Europe will feel the impact most directly, says Université Laval business professor Yan Cimon. But consumer goods and some manufacturing parts destined for Canada also come via the canal, which carries roughly a third of global container traffic.
“Obviously we do significant trade with Europe, and we also import some commodities from Asia that may go through Suez,” Cimon said.
“The shippers themselves will see also a big strain on their shipping capacity, because as ships are tied up through longer routes, they cannot be used on other routes.”
Global container shipping rates surged 61 per cent in the past week alone, with hikes on service between Asia and North America as well, according to data from Drewry, a maritime industry research firm. Since Nov. 30, global rates have surged 93 per cent to US$2,670 per 40-foot container from US$1,382.

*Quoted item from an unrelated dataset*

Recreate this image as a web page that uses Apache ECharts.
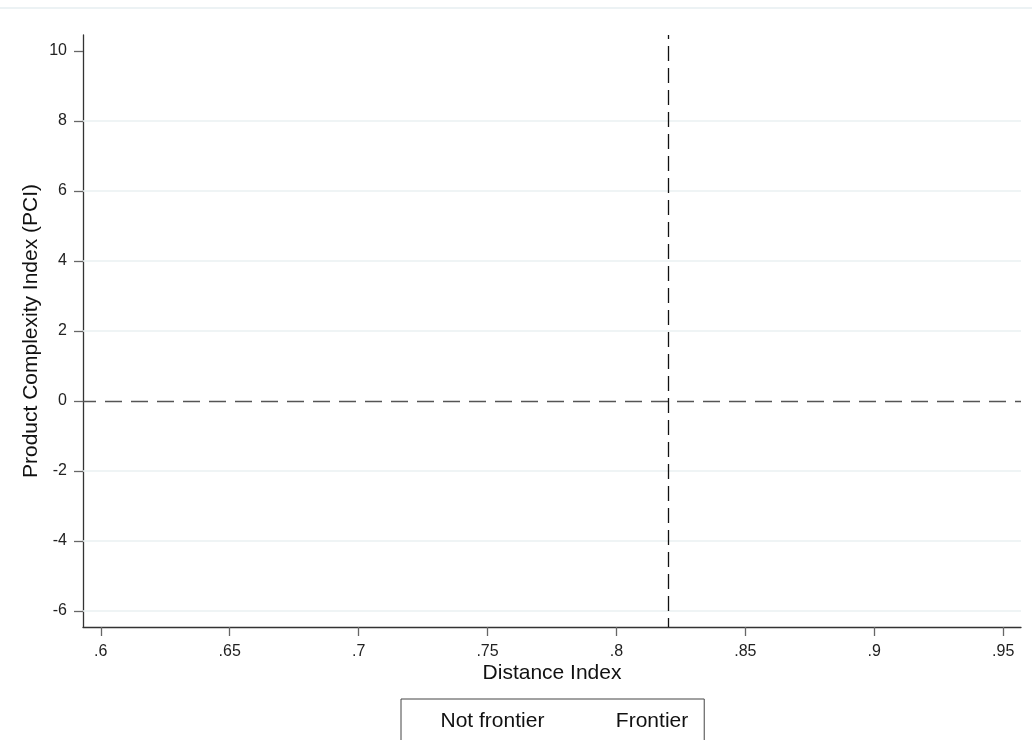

A severe drought in Panama has amplified the impact of the Red Sea no-go zone.
Many shipping services between Asia and North America’s east coast had recently switched to the Suez Canal, instead of travelling the usual route across the Pacific Ocean and through the Panama Canal.The drought has sapped the canal of water, which is used to raise and lower ships at a dozen locks, prompting officials to cut the number of boats they let through the Central American waterway. The slashed slots have boosted fees and bottlenecks at the critical trade conduit between the Atlantic and Pacific Oceans and pushed some oil tankers and container ships to steer clear of the back-up by taking longer routes — typically via the Suez Canal.
Now, the Red Sea crisis is further affecting shipping costs. Since the beginning of December, rates rose 86 per cent for freight shipped from Southeast Asia to U.S. East Coast ports, and two-thirds from North Asia, according to data provider S&P Global Platts.
Even for cargo bound for the U.S. West Coast, rates jumped 81 per cent from Southeast Asia and 78 per cent from North Asia, illustrating the knock-on effects across the shipping world.
“Canada is, you could say, somewhat lucky that it’s geographically dependent on North American and other global supply chains. Yet that doesn’t mean we’re not at risk,” Cimon said.